Entries taken from a collection
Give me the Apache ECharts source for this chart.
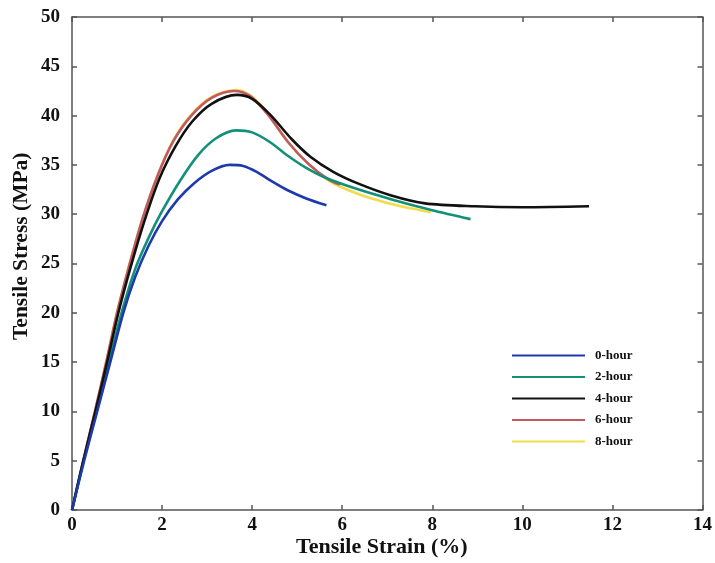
<!DOCTYPE html>
<html>
<head>
<meta charset="utf-8">
<script src="https://cdn.jsdelivr.net/npm/echarts@6/dist/echarts.min.js"></script>
<style>
html,body{margin:0;padding:0;background:#fff;}
#chart{width:715px;height:563px;}
</style>
</head>
<body>
<div id="chart"></div>
<script>
var seriesNames = ['0-hour', '2-hour', '4-hour', '6-hour', '8-hour'];
var xTicks = [0, 2, 4, 6, 8, 10, 12, 14];
var yTicks = [0, 5, 10, 15, 20, 25, 30, 35, 40, 45, 50];
var xTitle = 'Tensile Strain (%)';
var yTitle = 'Tensile Stress (MPa)';

var hour0 = [[0,0],[0.27,5],[0.56,10],[0.85,15],[1.14,20],[1.4,23.6],[1.7,26.8],[2.0,29.3],[2.35,31.5],[2.7,33.1],[3.1,34.4],[3.5,35.0],[3.8,34.9],[4.1,34.3],[4.45,33.3],[4.8,32.4],[5.2,31.6],[5.65,30.9]];
var hour2 = [[0,0],[0.26,5],[0.54,10],[0.82,15],[1.1,20],[1.4,24.4],[1.7,27.6],[2.0,30.3],[2.4,33.4],[2.8,36.0],[3.2,37.7],[3.64,38.5],[4.0,38.3],[4.4,37.3],[4.8,35.9],[5.2,34.7],[5.63,33.7],[6.3,32.6],[7.1,31.5],[8.0,30.4],[8.85,29.5]];
var hour4 = [[0,0],[0.25,5],[0.52,10],[0.78,15],[1.03,20],[1.3,24.6],[1.6,29.2],[1.94,33.6],[2.3,36.9],[2.67,39.4],[3.1,41.2],[3.66,42.1],[4.0,41.7],[4.4,40.1],[4.88,37.6],[5.3,35.8],[5.8,34.3],[6.36,33.1],[7.09,31.9],[7.84,31.1],[8.94,30.8],[10.0,30.7],[11.48,30.8]];
var hour6 = [[0,0],[0.25,5],[0.51,10],[0.76,15],[1.0,20],[1.27,24.8],[1.57,29.6],[1.9,33.9],[2.25,37.4],[2.65,40.0],[3.1,41.8],[3.6,42.5],[3.95,42.0],[4.35,40.1],[4.8,37.3],[5.25,35.1],[5.7,33.5],[5.95,33.0]];
var hour8 = [[0,0],[0.25,5],[0.51,10],[0.76,15],[1.0,20],[1.27,24.8],[1.57,29.6],[1.9,33.9],[2.25,37.5],[2.65,40.1],[3.1,41.9],[3.65,42.6],[4.0,41.9],[4.38,40.0],[4.8,37.3],[5.25,35.1],[5.7,33.4],[6.1,32.5],[6.58,31.7],[7.3,30.8],[7.97,30.2]];

var colors = {'0-hour':'#1c3aa9','2-hour':'#12907a','4-hour':'#111111','6-hour':'#c05a62','8-hour':'#f2dc4a'};
var dataMap = {'0-hour':hour0,'2-hour':hour2,'4-hour':hour4,'6-hour':hour6,'8-hour':hour8};
var drawOrder = ['8-hour','6-hour','2-hour','4-hour','0-hour'];

var font = 'Liberation Serif';
var axisColor = '#555';

function mkSeries(name){
  return {
    name: name, type: 'line', data: dataMap[name], smooth: 0.3,
    showSymbol: false, symbol: 'none', xAxisIndex: 0, yAxisIndex: 0,
    lineStyle: {width: 2.6, color: colors[name]}, itemStyle: {color: colors[name]}
  };
}
function axisBase(extra){
  var o = {
    axisLine: {show: true, onZero: false, lineStyle: {color: axisColor, width: 1.5}},
    axisTick: {show: true, inside: true, length: 5, lineStyle: {color: axisColor, width: 1.5}},
    splitLine: {show: false}
  };
  for (var k in extra) o[k] = extra[k];
  return o;
}

var chart = echarts.init(document.getElementById('chart'), null, {renderer: 'canvas'});
chart.setOption({
  backgroundColor: '#fff',
  animation: false,
  grid: {left: 72, right: 9, top: 17, bottom: 53, show: false},
  legend: {
    data: seriesNames, orient: 'vertical', left: 512, top: 349,
    itemWidth: 73, itemHeight: 10, itemGap: 8.5, padding: 0,
    icon: 'path://M0,4 L73,4 L73,6 L0,6 Z',
    textStyle: {fontFamily: font, fontWeight: 'bold', fontSize: 13, color: '#111', padding: [0,0,0,5]}
  },
  graphic: [
    {type: 'text', left: 381 - 85, top: 536, style: {text: xTitle, font: 'bold 22px "Liberation Serif"', fill: '#111', textAlign: 'left'}},
    {type: 'text', x: 10, y: 340, rotation: Math.PI/2, style: {text: yTitle, font: 'bold 21.5px "Liberation Serif"', fill: '#111'}}
  ],
  xAxis: [axisBase({
    type: 'value', min: 0, max: 14, interval: 2, position: 'bottom',
    axisLabel: {fontFamily: font, fontWeight: 'bold', fontSize: 19, color: '#111', margin: 6,
      formatter: function(v){ return xTicks.indexOf(v) >= 0 ? String(v) : ''; }}
  }), axisBase({
    type: 'value', min: 0, max: 14, interval: 2, position: 'top',
    axisLabel: {show: false}
  })],
  yAxis: [axisBase({
    type: 'value', min: 0, max: 50, interval: 5, position: 'left',
    axisLabel: {fontFamily: font, fontWeight: 'bold', fontSize: 19, color: '#111', margin: 12,
      formatter: function(v){ return yTicks.indexOf(v) >= 0 ? String(v) : ''; }}
  }), axisBase({
    type: 'value', min: 0, max: 50, interval: 5, position: 'right',
    axisLabel: {show: false}
  })],
  series: drawOrder.map(mkSeries)
});
</script>
</body>
</html>
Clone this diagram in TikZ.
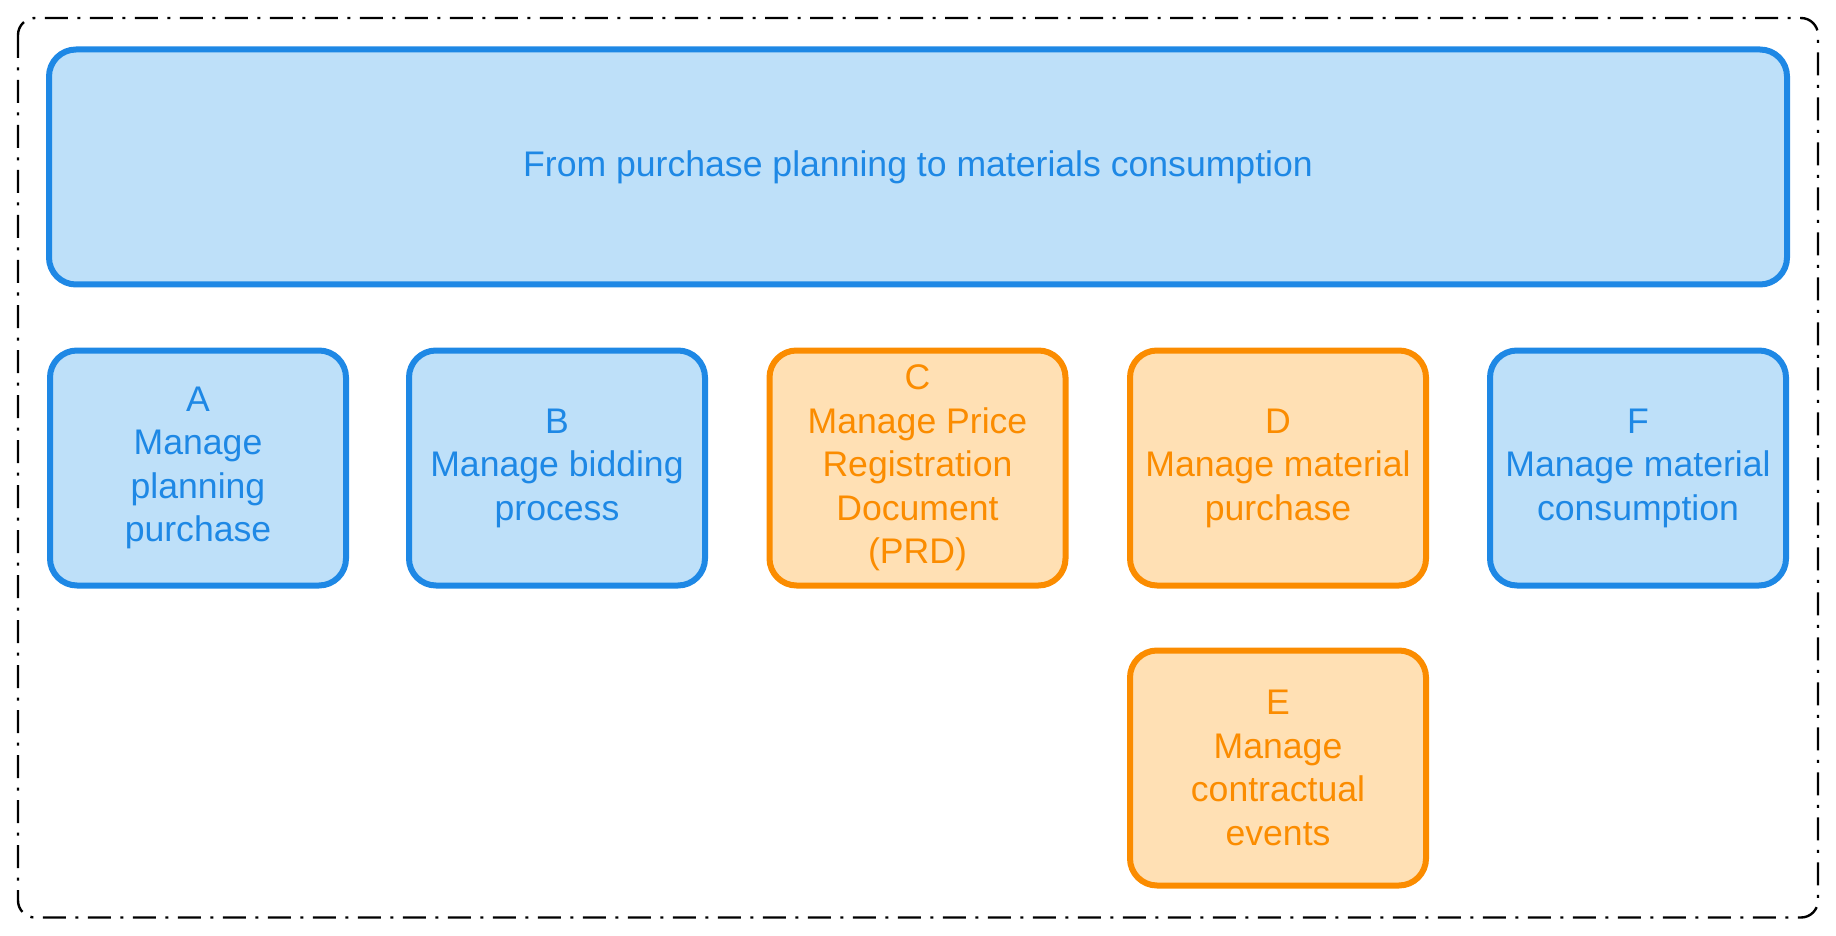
\documentclass[tikz,border=0pt]{standalone}
\usepackage{fontspec}
\setmainfont{Liberation Sans}

\definecolor{blueline}{HTML}{1E88E5}
\definecolor{bluefill}{HTML}{BEE0F9}
\definecolor{orangeline}{HTML}{FB8C00}
\definecolor{orangefill}{HTML}{FFE0B4}

\begin{document}
\begin{tikzpicture}[x=0.5pt,y=-0.5pt,
    box/.style={rounded corners=13.5pt, line width=3pt, align=center, inner sep=0pt,
        minimum width=148pt, minimum height=117.5pt,
        font=\fontsize{17.8pt}{21.75pt}\selectfont},
    bluebox/.style={box, draw=blueline, fill=bluefill, text=blueline},
    orangebox/.style={box, draw=orangeline, fill=orangefill, text=orangeline}]

            \useasboundingbox (0,0) rectangle (1836,936);

            % outer frame
            \draw[line width=1.2pt, rounded corners=8.5pt, dash pattern=on 11.5pt off 4.75pt on 1.5pt off 4.75pt] (18,18) rectangle (1818,917.5);

            \node[bluebox, minimum width=869pt] (whole) at (918,167) {From purchase planning to materials consumption};

            \node[bluebox] (A) at (198,468) {A\\Manage\\planning\\purchase};
            \node[bluebox] (B) at (557,468) {B\\Manage bidding\\process};
            \node[orangebox] (C) at (917.5,468) {C\\Manage Price\\Registration\\Document\\(PRD)};
            \node[orangebox] (D) at (1278,468) {D\\Manage material\\purchase};
            \node[bluebox] (F) at (1638,468) {F\\Manage material\\consumption};

            \node[orangebox] (E) at (1278,768) {E\\Manage\\contractual\\events};

        \end{tikzpicture}
\end{document}
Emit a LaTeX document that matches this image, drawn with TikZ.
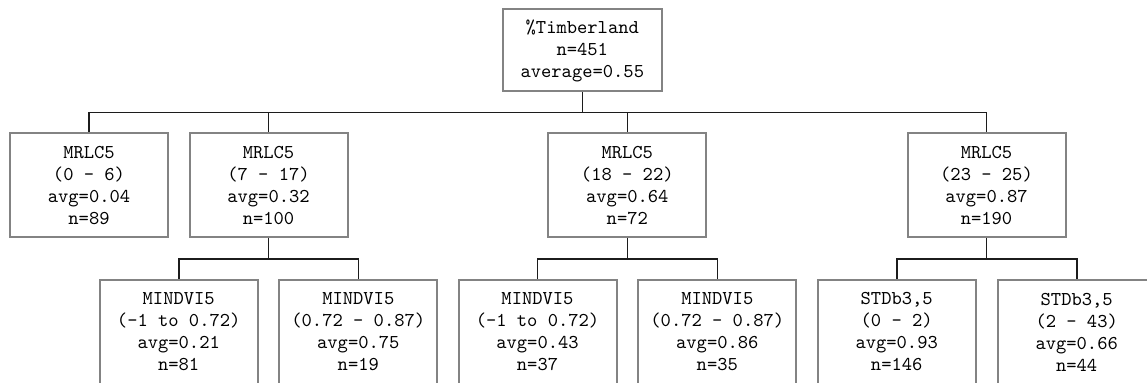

• _DIRECTIVE_:
In the records above, find the line with "Clone this diagram in TikZ." and the line with "minimum width=869pt] (whole)", then restate word for word only those two lines and all lines between, omitting pictures.

• _RESULT_:
Clone this diagram in TikZ.
\documentclass[tikz,border=0pt]{standalone}
\usepackage{fontspec}
\setmainfont{Liberation Sans}

\definecolor{blueline}{HTML}{1E88E5}
\definecolor{bluefill}{HTML}{BEE0F9}
\definecolor{orangeline}{HTML}{FB8C00}
\definecolor{orangefill}{HTML}{FFE0B4}

\begin{document}
\begin{tikzpicture}[x=0.5pt,y=-0.5pt,
    box/.style={rounded corners=13.5pt, line width=3pt, align=center, inner sep=0pt,
        minimum width=148pt, minimum height=117.5pt,
        font=\fontsize{17.8pt}{21.75pt}\selectfont},
    bluebox/.style={box, draw=blueline, fill=bluefill, text=blueline},
    orangebox/.style={box, draw=orangeline, fill=orangefill, text=orangeline}]

            \useasboundingbox (0,0) rectangle (1836,936);

            % outer frame
            \draw[line width=1.2pt, rounded corners=8.5pt, dash pattern=on 11.5pt off 4.75pt on 1.5pt off 4.75pt] (18,18) rectangle (1818,917.5);

            \node[bluebox, minimum width=869pt] (whole) at (918,167) {From purchase planning to materials consumption};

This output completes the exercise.